-- BEGIN Supplied material --

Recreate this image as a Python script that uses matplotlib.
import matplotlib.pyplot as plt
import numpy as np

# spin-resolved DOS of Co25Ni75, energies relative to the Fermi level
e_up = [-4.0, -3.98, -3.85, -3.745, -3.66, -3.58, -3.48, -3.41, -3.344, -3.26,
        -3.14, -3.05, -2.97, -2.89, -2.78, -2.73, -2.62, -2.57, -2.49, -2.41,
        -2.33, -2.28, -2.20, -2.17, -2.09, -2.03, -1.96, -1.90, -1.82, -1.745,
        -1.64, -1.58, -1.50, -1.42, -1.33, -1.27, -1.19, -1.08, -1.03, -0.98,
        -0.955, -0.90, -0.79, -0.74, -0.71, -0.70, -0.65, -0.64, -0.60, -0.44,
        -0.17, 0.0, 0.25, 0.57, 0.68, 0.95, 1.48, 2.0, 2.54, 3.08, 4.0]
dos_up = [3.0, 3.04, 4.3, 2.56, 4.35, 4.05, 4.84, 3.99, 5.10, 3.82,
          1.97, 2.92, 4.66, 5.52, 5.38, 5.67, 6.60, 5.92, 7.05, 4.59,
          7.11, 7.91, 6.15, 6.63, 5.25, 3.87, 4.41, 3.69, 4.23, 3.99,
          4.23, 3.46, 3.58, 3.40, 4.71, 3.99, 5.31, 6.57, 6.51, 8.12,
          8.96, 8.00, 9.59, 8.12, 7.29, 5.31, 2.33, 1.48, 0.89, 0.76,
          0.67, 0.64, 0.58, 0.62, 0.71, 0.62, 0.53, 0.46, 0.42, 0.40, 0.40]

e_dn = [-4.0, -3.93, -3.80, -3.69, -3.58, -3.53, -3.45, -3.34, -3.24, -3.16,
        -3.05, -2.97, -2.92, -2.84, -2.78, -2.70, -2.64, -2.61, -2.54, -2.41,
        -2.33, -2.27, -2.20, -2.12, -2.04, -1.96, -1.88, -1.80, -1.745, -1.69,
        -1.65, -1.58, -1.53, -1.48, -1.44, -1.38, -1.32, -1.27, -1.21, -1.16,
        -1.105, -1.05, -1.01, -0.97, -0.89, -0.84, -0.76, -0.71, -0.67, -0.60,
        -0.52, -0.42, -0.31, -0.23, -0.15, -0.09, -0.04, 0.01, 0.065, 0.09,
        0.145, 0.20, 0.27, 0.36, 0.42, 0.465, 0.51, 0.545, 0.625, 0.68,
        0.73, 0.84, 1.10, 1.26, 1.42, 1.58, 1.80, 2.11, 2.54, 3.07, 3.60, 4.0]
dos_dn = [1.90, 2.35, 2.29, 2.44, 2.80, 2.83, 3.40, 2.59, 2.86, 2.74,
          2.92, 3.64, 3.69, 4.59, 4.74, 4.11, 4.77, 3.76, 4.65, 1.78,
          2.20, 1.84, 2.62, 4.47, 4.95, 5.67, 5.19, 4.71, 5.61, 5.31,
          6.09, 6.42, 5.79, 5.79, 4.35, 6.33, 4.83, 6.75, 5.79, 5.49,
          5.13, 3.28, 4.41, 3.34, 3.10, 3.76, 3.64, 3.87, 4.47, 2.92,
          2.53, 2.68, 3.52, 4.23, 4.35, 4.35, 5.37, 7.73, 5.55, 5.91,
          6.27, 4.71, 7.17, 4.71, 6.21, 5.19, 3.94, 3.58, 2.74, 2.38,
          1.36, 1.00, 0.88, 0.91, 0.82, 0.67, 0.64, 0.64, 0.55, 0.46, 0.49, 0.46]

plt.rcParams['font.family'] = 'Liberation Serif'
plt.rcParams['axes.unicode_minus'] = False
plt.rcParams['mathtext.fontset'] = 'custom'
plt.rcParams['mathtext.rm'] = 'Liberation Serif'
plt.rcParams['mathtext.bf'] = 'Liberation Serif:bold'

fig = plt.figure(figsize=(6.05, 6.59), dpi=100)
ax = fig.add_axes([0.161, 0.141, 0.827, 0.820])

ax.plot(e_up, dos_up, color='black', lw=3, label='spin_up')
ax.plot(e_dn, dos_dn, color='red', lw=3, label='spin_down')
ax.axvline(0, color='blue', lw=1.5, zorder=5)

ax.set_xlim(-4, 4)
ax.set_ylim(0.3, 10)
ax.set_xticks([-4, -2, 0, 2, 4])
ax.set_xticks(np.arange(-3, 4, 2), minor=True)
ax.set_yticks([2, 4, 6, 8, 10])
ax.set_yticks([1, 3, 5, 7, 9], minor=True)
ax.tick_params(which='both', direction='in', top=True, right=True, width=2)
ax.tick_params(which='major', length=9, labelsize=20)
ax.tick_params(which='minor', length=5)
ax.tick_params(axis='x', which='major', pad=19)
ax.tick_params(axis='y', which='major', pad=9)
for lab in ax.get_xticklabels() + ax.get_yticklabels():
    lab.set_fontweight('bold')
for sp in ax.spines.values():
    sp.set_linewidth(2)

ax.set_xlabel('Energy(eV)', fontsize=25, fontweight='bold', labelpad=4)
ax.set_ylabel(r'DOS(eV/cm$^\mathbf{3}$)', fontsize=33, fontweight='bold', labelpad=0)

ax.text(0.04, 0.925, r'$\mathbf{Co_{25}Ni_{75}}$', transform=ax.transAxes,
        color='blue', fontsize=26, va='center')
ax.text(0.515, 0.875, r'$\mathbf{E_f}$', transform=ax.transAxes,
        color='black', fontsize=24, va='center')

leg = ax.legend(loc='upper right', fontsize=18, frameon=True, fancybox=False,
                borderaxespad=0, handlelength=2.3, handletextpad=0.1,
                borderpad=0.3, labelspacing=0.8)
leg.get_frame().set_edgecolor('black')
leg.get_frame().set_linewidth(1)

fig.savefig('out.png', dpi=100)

-- END Supplied material --

=== Exercise task ===
Write out exactly the lines from the start of the material through the line with "0.42, 0.40, 0.40]". No other output is expected.

=== Task solution ===
Recreate this image as a Python script that uses matplotlib.
import matplotlib.pyplot as plt
import numpy as np

# spin-resolved DOS of Co25Ni75, energies relative to the Fermi level
e_up = [-4.0, -3.98, -3.85, -3.745, -3.66, -3.58, -3.48, -3.41, -3.344, -3.26,
        -3.14, -3.05, -2.97, -2.89, -2.78, -2.73, -2.62, -2.57, -2.49, -2.41,
        -2.33, -2.28, -2.20, -2.17, -2.09, -2.03, -1.96, -1.90, -1.82, -1.745,
        -1.64, -1.58, -1.50, -1.42, -1.33, -1.27, -1.19, -1.08, -1.03, -0.98,
        -0.955, -0.90, -0.79, -0.74, -0.71, -0.70, -0.65, -0.64, -0.60, -0.44,
        -0.17, 0.0, 0.25, 0.57, 0.68, 0.95, 1.48, 2.0, 2.54, 3.08, 4.0]
dos_up = [3.0, 3.04, 4.3, 2.56, 4.35, 4.05, 4.84, 3.99, 5.10, 3.82,
          1.97, 2.92, 4.66, 5.52, 5.38, 5.67, 6.60, 5.92, 7.05, 4.59,
          7.11, 7.91, 6.15, 6.63, 5.25, 3.87, 4.41, 3.69, 4.23, 3.99,
          4.23, 3.46, 3.58, 3.40, 4.71, 3.99, 5.31, 6.57, 6.51, 8.12,
          8.96, 8.00, 9.59, 8.12, 7.29, 5.31, 2.33, 1.48, 0.89, 0.76,
          0.67, 0.64, 0.58, 0.62, 0.71, 0.62, 0.53, 0.46, 0.42, 0.40, 0.40]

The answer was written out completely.